Source data:
※ ※ ※

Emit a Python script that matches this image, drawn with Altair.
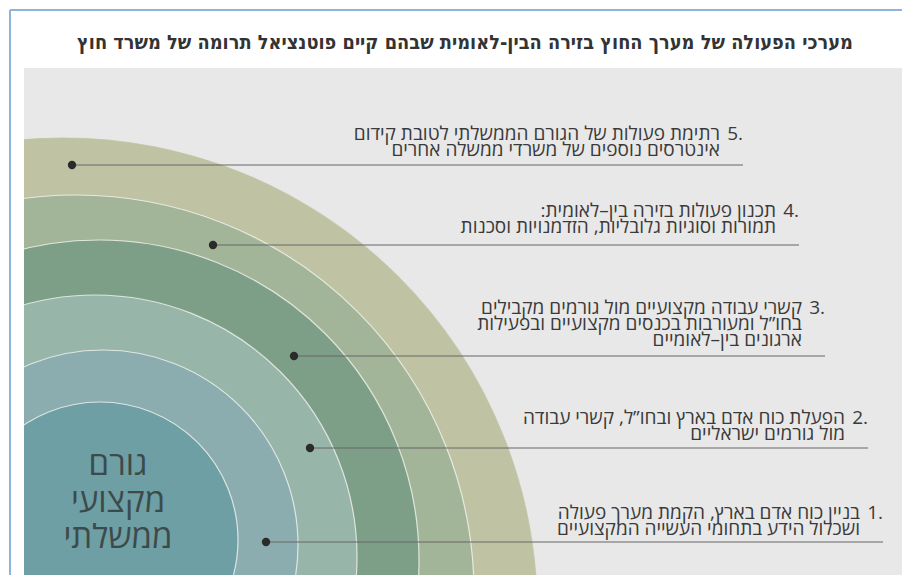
import math
import altair as alt
import pandas as pd

# ---------------- data ----------------
title = "מערכי הפעולה של מערך החוץ בזירה הבין-לאומית שבהם קיים פוטנציאל תרומה של משרד חוץ"
center_label = ["גורם", "מקצועי", "ממשלתי"]
center_label_y = [465, 502, 538]

# nested circles, outermost first (drawn back to front): centre x / y, radius, colour
ring_cx = [63, 76, 99, 95, 103, 100]
ring_cy = [612, 593, 560, 557, 545, 540]
ring_r = [474, 398, 320, 262, 195, 138]
ring_colors = ["#bfc3a3", "#a2b598", "#7d9f87", "#97b5a9", "#8badaf", "#6e9fa4"]

item_numbers = ["1.", "2.", "3.", "4.", "5."]
item_lines = [
    ["בניין כוח אדם בארץ, הקמת מערך פעולה", "ושכלול הידע בתחומי העשייה המקצועיים"],
    ["הפעלת כוח אדם בארץ ובחו”ל, קשרי עבודה", "מול גורמים ישראליים"],
    ["קשרי עבודה מקצועיים מול גורמים מקבילים",
     "בחו”ל ומעורבות בכנסים מקצועיים ובפעילות",
     "ארגונים בין–לאומיים"],
    ["תכנון פעולות בזירה בין–לאומית:", "תמורות וסוגיות גלובליות, הזדמנויות וסכנות"],
    ["רתימת פעולות של הגורם הממשלתי לטובת קידום", "אינטרסים נוספים של משרדי ממשלה אחרים"],
]
dot_x = [266, 310, 294, 213, 72]
dot_y = [542, 448, 356, 245, 165]
leader_end_x = [883, 868, 825, 799, 743]
first_line_y = [513, 418, 308, 211, 134]

# ---------------- layout ----------------
W, H = 894, 567
LINE_H = 16
TEXT_GAP = 23
xs = alt.Scale(domain=[8, 902], range=[0, W])
ys = alt.Scale(domain=[8, 575], range=[0, H])
rs = alt.Scale(type="linear", domain=[0, 1000], range=[0, 1000])
HEB = "Open Sans, DejaVu Sans, sans-serif"


def X(f):
    return alt.X(f, type="quantitative", scale=xs, axis=None)


def Y(f):
    return alt.Y(f, type="quantitative", scale=ys, axis=None)


panel_df = pd.DataFrame({"x": [24], "x2": [902], "y": [68], "y2": [575]})
cover_df = pd.DataFrame({"x": [8], "x2": [24], "y": [8], "y2": [575]})
frame_df = pd.DataFrame({"x": [10, 10], "x2": [902, 10], "y": [10, 10], "y2": [10, 575]})

rings_df = pd.DataFrame({
    "cx": ring_cx, "cy": ring_cy, "r": ring_r, "r0": [0] * len(ring_r),
    "color": ring_colors,
    # outermost edge blends into its own fill, inner edges get a thin white line
    "edge": [ring_colors[0]] + ["#f4f4f0"] * (len(ring_r) - 1),
    "order": list(range(len(ring_r))),
})

items_df = pd.DataFrame({
    "num": item_numbers, "dx": dot_x, "dy": dot_y, "ex": leader_end_x, "ly": first_line_y,
})

rows = []
for i, lines in enumerate(item_lines):
    for j, t in enumerate(lines):
        rows.append({"text": "\u200f" + t + "\u200f",
                     "x": leader_end_x[i] - TEXT_GAP,
                     "y": first_line_y[i] + LINE_H * j})
lines_df = pd.DataFrame(rows)

center_df = pd.DataFrame({"text": center_label, "x": [118] * 3, "y": center_label_y})
title_df = pd.DataFrame({"text": [title], "x": [465], "y": [43]})

panel = alt.Chart(panel_df).mark_rect(color="#e8e8e8").encode(
    x=X("x"), x2="x2", y=Y("y"), y2="y2")

rings = alt.Chart(rings_df).mark_arc(
    theta=0, theta2=2 * math.pi, clip=True, strokeWidth=1.2, strokeOpacity=0.8,
).encode(
    x=X("cx"), y=Y("cy"),
    radius=alt.Radius("r:Q", scale=rs), radius2=alt.Radius2("r0:Q"),
    color=alt.Color("color:N", scale=None),
    stroke=alt.Stroke("edge:N", scale=None),
    order=alt.Order("order:Q"),
)

cover = alt.Chart(cover_df).mark_rect(color="white").encode(
    x=X("x"), x2="x2", y=Y("y"), y2="y2")

frame = alt.Chart(frame_df).mark_rule(color="#8fb3d9", strokeWidth=2).encode(
    x=X("x"), x2="x2", y=Y("y"), y2="y2")

leaders = alt.Chart(items_df).mark_rule(color="#666666", strokeWidth=1).encode(
    x=X("dx"), x2="ex", y=Y("dy"))

dots = alt.Chart(items_df).mark_circle(size=70, color="#2b2b2b", opacity=1).encode(
    x=X("dx"), y=Y("dy"))

numbers = alt.Chart(items_df).mark_text(
    align="right", baseline="middle", font=HEB, fontSize=19, color="#3a3a3a",
).encode(x=X("ex"), y=Y("ly"), text="num:N")

labels = alt.Chart(lines_df).mark_text(
    align="right", baseline="middle", font=HEB, fontSize=19, color="#3a3a3a",
).encode(x=X("x"), y=Y("y"), text="text:N")

center = alt.Chart(center_df).mark_text(
    align="center", baseline="middle", font=HEB, fontSize=33, color="#3d4a4b",
).encode(x=X("x"), y=Y("y"), text="text:N")

title_mark = alt.Chart(title_df).mark_text(
    align="center", baseline="middle",
    font="Liberation Sans Narrow, DejaVu Sans Condensed, sans-serif",
    fontSize=19.8, fontWeight="bold", color="#333333",
).encode(x=X("x"), y=Y("y"), text="text:N")

chart = alt.layer(
    panel, rings, cover, frame, leaders, dots, numbers, labels, center, title_mark
).properties(
    width=W, height=H, padding=0, autosize=alt.AutoSizeParams(type="none"),
    background="white",
).configure_view(stroke=None)

chart.save("out.html", embed_options={"renderer": "svg", "actions": False})
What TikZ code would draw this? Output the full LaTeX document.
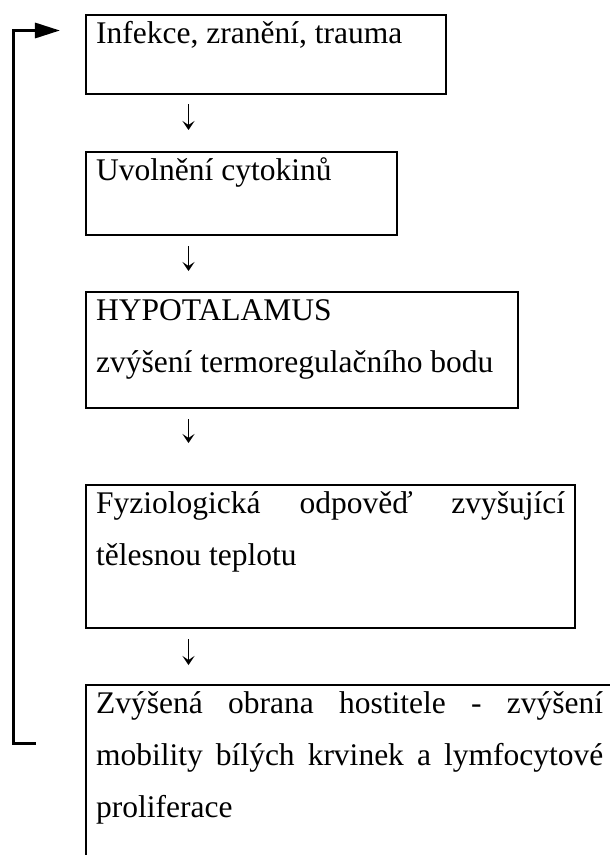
\documentclass[tikz,border=0pt]{standalone}
\usepackage{fontspec}
\setmainfont{Liberation Serif}
\usetikzlibrary{positioning,arrows.meta}
\tikzset{flow/.style={draw, line width=1.4bp, -{Stealth[length=9bp,width=12bp,inset=4bp]}}}
\tikzset{feedback/.style={draw, line width=3.2bp, line join=miter, -{Triangle[length=25bp,width=15bp]}}}
\newcommand{\boxbody}[2]{\parbox[c][#1][t]{\linewidth}{\rightskip=0pt\spaceskip=.25em plus 5em\tolerance=10000\hyphenpenalty=10000\rule{0pt}{28bp}#2}}

\begin{document}
\begin{tikzpicture}[x=1bp, y=-1bp, stepbox/.style = {draw, line width=2.4bp, anchor=north west, inner xsep=10bp, inner ysep=0pt, font=\fontsize{31.5bp}{52bp}\selectfont}]
\useasboundingbox (0,0) rectangle (610,855);
\node[stepbox, text width=340bp] (b1) at (85,14) {\boxbody{79bp}{Infekce, zranění, trauma}};
\node[stepbox, text width=291bp] (b2) at (85,151) {\boxbody{83bp}{Uvolnění cytokinů}};
\node[stepbox, text width=412bp] (b3) at (85,291) {\boxbody{116bp}{HYPOTALAMUS\\zvýšení termoregulačního bodu}};
\node[stepbox, text width=469bp] (b4) at (85,484) {\boxbody{143bp}{Fyziologická odpověď zvyšující\linebreak tělesnou teplotu}};
\node[stepbox, text width=507bp] (b5) at (85,684) {\boxbody{200bp}{Zvýšená obrana hostitele - zvýšení\linebreak mobility bílých krvinek a lymfocytové\linebreak proliferace}};
\coordinate (col) at (188.5,0);
\draw[flow, shorten <=9bp, shorten >=21bp] (b1.south -| col) -- (b2.north -| col);
\draw[flow, shorten <=10bp, shorten >=20bp] (b2.south -| col) -- (b3.north -| col);
\draw[flow, shorten <=10bp, shorten >=41bp] (b3.south -| col) -- (b4.north -| col);
\draw[flow, shorten <=10bp, shorten >=19bp] (b4.south -| col) -- (b5.north -| col);
% feedback loop
\draw[feedback, shorten <=49bp, shorten >=25bp] ([yshift=-59.5bp]b5.north west) -- ++(-71.5,0) |- ([yshift=-16.5bp]b1.north west);
\end{tikzpicture}
\end{document}
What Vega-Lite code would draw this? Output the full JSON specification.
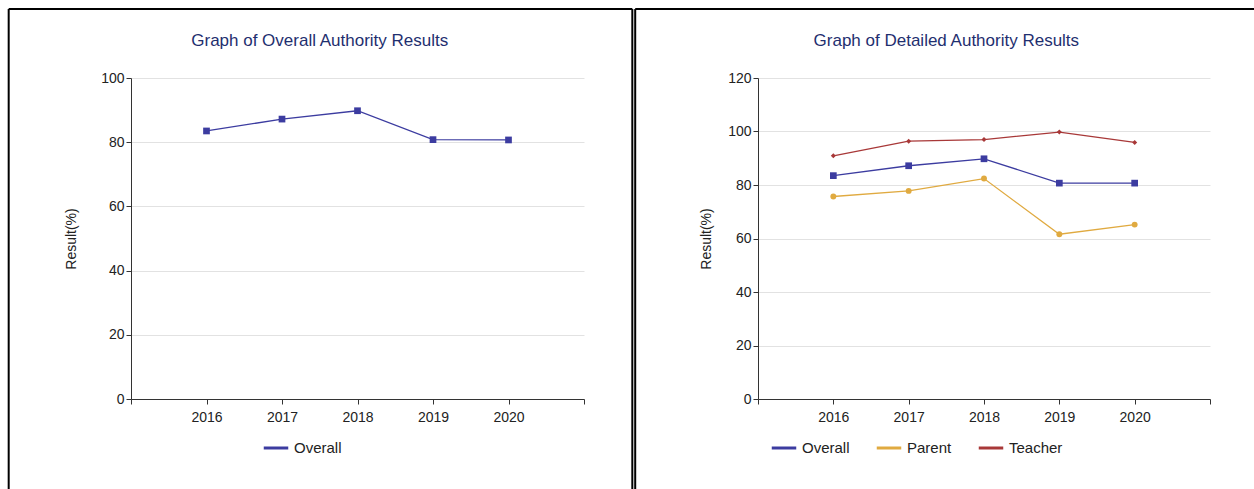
{
  "$schema": "https://vega.github.io/schema/vega-lite/v6.json",
  "padding": {"left": 7, "top": 7, "right": 0, "bottom": 0},
  "spacing": 0,
  "background": "white",
  "resolve": {"scale": {"color": "independent"}},
  "config": {
    "font": "Liberation Sans",
    "view": {"stroke": null},
    "axis": {"labelFont": "Liberation Sans", "titleFont": "Liberation Sans", "labelFontSize": 14, "titleFontSize": 14, "titleFontWeight": "normal", "labelColor": "#222", "titleColor": "#222", "domainColor": "#333", "tickColor": "#333", "gridColor": "#e2e2e2"},
    "legend": {"labelFont": "Liberation Sans", "labelFontSize": 15, "labelColor": "#222", "symbolType": "stroke", "symbolStrokeWidth": 3, "symbolSize": 600, "columnPadding": 20}
  },
  "datasets": {
    "overall": [
      {"year": 2016, "series": "Overall", "result": 83.5},
      {"year": 2017, "series": "Overall", "result": 87.2},
      {"year": 2018, "series": "Overall", "result": 89.8},
      {"year": 2019, "series": "Overall", "result": 80.8},
      {"year": 2020, "series": "Overall", "result": 80.7}
    ],
    "detailed": [
      {"year": 2016, "series": "Overall", "result": 83.5},
      {"year": 2017, "series": "Overall", "result": 87.2},
      {"year": 2018, "series": "Overall", "result": 89.8},
      {"year": 2019, "series": "Overall", "result": 80.7},
      {"year": 2020, "series": "Overall", "result": 80.7},
      {"year": 2016, "series": "Parent", "result": 75.7},
      {"year": 2017, "series": "Parent", "result": 77.8},
      {"year": 2018, "series": "Parent", "result": 82.4},
      {"year": 2019, "series": "Parent", "result": 61.6},
      {"year": 2020, "series": "Parent", "result": 65.2},
      {"year": 2016, "series": "Teacher", "result": 90.9},
      {"year": 2017, "series": "Teacher", "result": 96.4},
      {"year": 2018, "series": "Teacher", "result": 97.0},
      {"year": 2019, "series": "Teacher", "result": 99.8},
      {"year": 2020, "series": "Teacher", "result": 95.9}
    ],
    "borderLeft": [
      {"x": 2013.38, "y": 121.5, "y2": -31},
      {"x": 2021.64, "y": 121.5, "y2": -31}
    ],
    "borderRight": [
      {"x": 2013.37, "y": 145.8, "y2": -37},
      {"x": 2021.62, "y": 145.8, "y2": -37}
    ],
    "titleLeft": [{"x": 2017.5, "y": 111.5, "text": "Graph of Overall Authority Results"}],
    "titleRight": [{"x": 2017.5, "y": 133.8, "text": "Graph of Detailed Authority Results"}]
  },
  "hconcat": [
    {
      "width": 453,
      "height": 321,
      "layer": [
        {
          "data": {"name": "overall"},
          "mark": {"type": "line", "strokeWidth": 1.3},
          "encoding": {
            "x": {"field": "year", "type": "quantitative", "scale": {"domain": [2015, 2021]}, "title": null,
              "axis": {"values": [2015, 2016, 2017, 2018, 2019, 2020, 2021], "labelExpr": "datum.value == 2015 || datum.value == 2021 ? '' : datum.value", "grid": false, "format": "d", "labelPadding": 6}},
            "y": {"field": "result", "type": "quantitative", "scale": {"domain": [0, 100]}, "title": "Result(%)",
              "axis": {"values": [0, 20, 40, 60, 80, 100], "titlePadding": 22}},
            "color": {"field": "series", "type": "nominal", "scale": {"domain": ["Overall"], "range": ["#3c3ca0"]},
              "legend": {"title": null, "orient": "none", "legendX": 131, "legendY": 356, "direction": "horizontal", "symbolType": "stroke"}}
          }
        },
        {
          "data": {"name": "overall"},
          "mark": {"type": "point", "shape": "square", "filled": true, "size": 45, "opacity": 1, "color": "#3c3ca0"},
          "encoding": {
            "x": {"field": "year", "type": "quantitative"},
            "y": {"field": "result", "type": "quantitative"}
          }
        },
        {
          "data": {"name": "titleLeft"},
          "mark": {"type": "text", "clip": false, "fontSize": 17, "color": "#1f2f6f", "baseline": "middle"},
          "encoding": {
            "x": {"field": "x", "type": "quantitative"},
            "y": {"field": "y", "type": "quantitative"},
            "text": {"field": "text"}
          }
        },
        {
          "data": {"name": "borderLeft"},
          "mark": {"type": "rule", "clip": false, "color": "black", "strokeWidth": 2},
          "encoding": {
            "x": {"field": "x", "type": "quantitative"},
            "y": {"field": "y", "type": "quantitative"},
            "y2": {"field": "y2"}
          }
        },
        {
          "data": {"name": "borderLeft"},
          "transform": [{"filter": "datum.x < 2015"}],
          "mark": {"type": "rule", "clip": false, "color": "black", "strokeWidth": 2},
          "encoding": {
            "x": {"field": "x", "type": "quantitative"},
            "x2": {"datum": 2021.64},
            "y": {"field": "y", "type": "quantitative"}
          }
        }
      ]
    },
    {
      "width": 452,
      "height": 321,
      "layer": [
        {
          "data": {"name": "detailed"},
          "mark": {"type": "line", "strokeWidth": 1.3},
          "encoding": {
            "x": {"field": "year", "type": "quantitative", "scale": {"domain": [2015, 2021]}, "title": null,
              "axis": {"values": [2015, 2016, 2017, 2018, 2019, 2020, 2021], "labelExpr": "datum.value == 2015 || datum.value == 2021 ? '' : datum.value", "grid": false, "format": "d", "labelPadding": 6}},
            "y": {"field": "result", "type": "quantitative", "scale": {"domain": [0, 120]}, "title": "Result(%)",
              "axis": {"values": [0, 20, 40, 60, 80, 100, 120], "titlePadding": 14}},
            "color": {"field": "series", "type": "nominal", "scale": {"domain": ["Overall", "Parent", "Teacher"], "range": ["#3c3ca0", "#e0aa40", "#a83838"]},
              "legend": {"title": null, "orient": "none", "legendX": 12, "legendY": 356, "direction": "horizontal", "symbolType": "stroke"}}
          }
        },
        {
          "data": {"name": "detailed"},
          "mark": {"type": "point", "filled": true, "opacity": 1},
          "encoding": {
            "x": {"field": "year", "type": "quantitative"},
            "y": {"field": "result", "type": "quantitative"},
            "color": {"field": "series", "type": "nominal", "legend": null},
            "shape": {"condition": [{"test": "datum.series == 'Overall'", "value": "square"}, {"test": "datum.series == 'Parent'", "value": "circle"}], "value": "diamond"},
            "size": {"condition": [{"test": "datum.series == 'Overall'", "value": 45}, {"test": "datum.series == 'Parent'", "value": 35}], "value": 25}
          }
        },
        {
          "data": {"name": "titleRight"},
          "mark": {"type": "text", "clip": false, "fontSize": 17, "color": "#1f2f6f", "baseline": "middle"},
          "encoding": {
            "x": {"field": "x", "type": "quantitative"},
            "y": {"field": "y", "type": "quantitative"},
            "text": {"field": "text"}
          }
        },
        {
          "data": {"name": "borderRight"},
          "mark": {"type": "rule", "clip": false, "color": "black", "strokeWidth": 2},
          "encoding": {
            "x": {"field": "x", "type": "quantitative"},
            "y": {"field": "y", "type": "quantitative"},
            "y2": {"field": "y2"}
          }
        },
        {
          "data": {"name": "borderRight"},
          "transform": [{"filter": "datum.x < 2015"}],
          "mark": {"type": "rule", "clip": false, "color": "black", "strokeWidth": 2},
          "encoding": {
            "x": {"field": "x", "type": "quantitative"},
            "x2": {"datum": 2021.62},
            "y": {"field": "y", "type": "quantitative"}
          }
        }
      ]
    }
  ]
}
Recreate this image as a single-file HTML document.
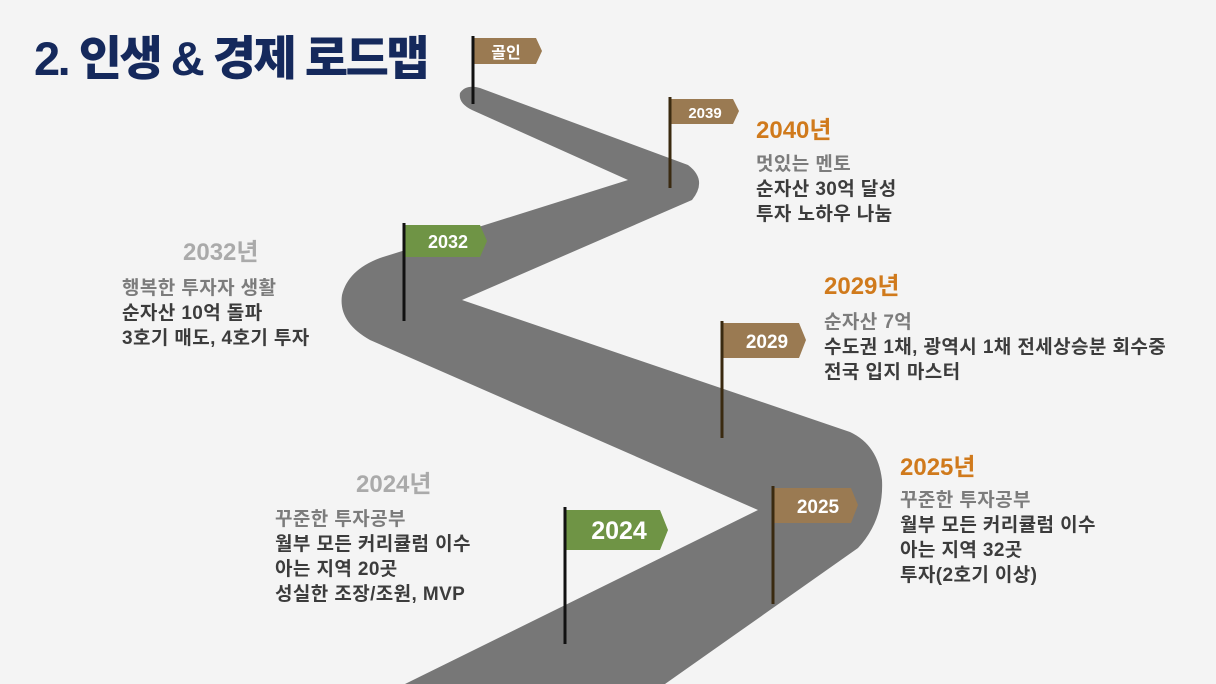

※ ※ ※

The request -> Only the lines from the start of the records through the line containing "center_label_y = [465, 502, 538]" should be repeated, word for word, with the pictures left out.

Correct answer ->
Emit a Python script that matches this image, drawn with Altair.
import math
import altair as alt
import pandas as pd

# ---------------- data ----------------
title = "מערכי הפעולה של מערך החוץ בזירה הבין-לאומית שבהם קיים פוטנציאל תרומה של משרד חוץ"
center_label = ["גורם", "מקצועי", "ממשלתי"]
center_label_y = [465, 502, 538]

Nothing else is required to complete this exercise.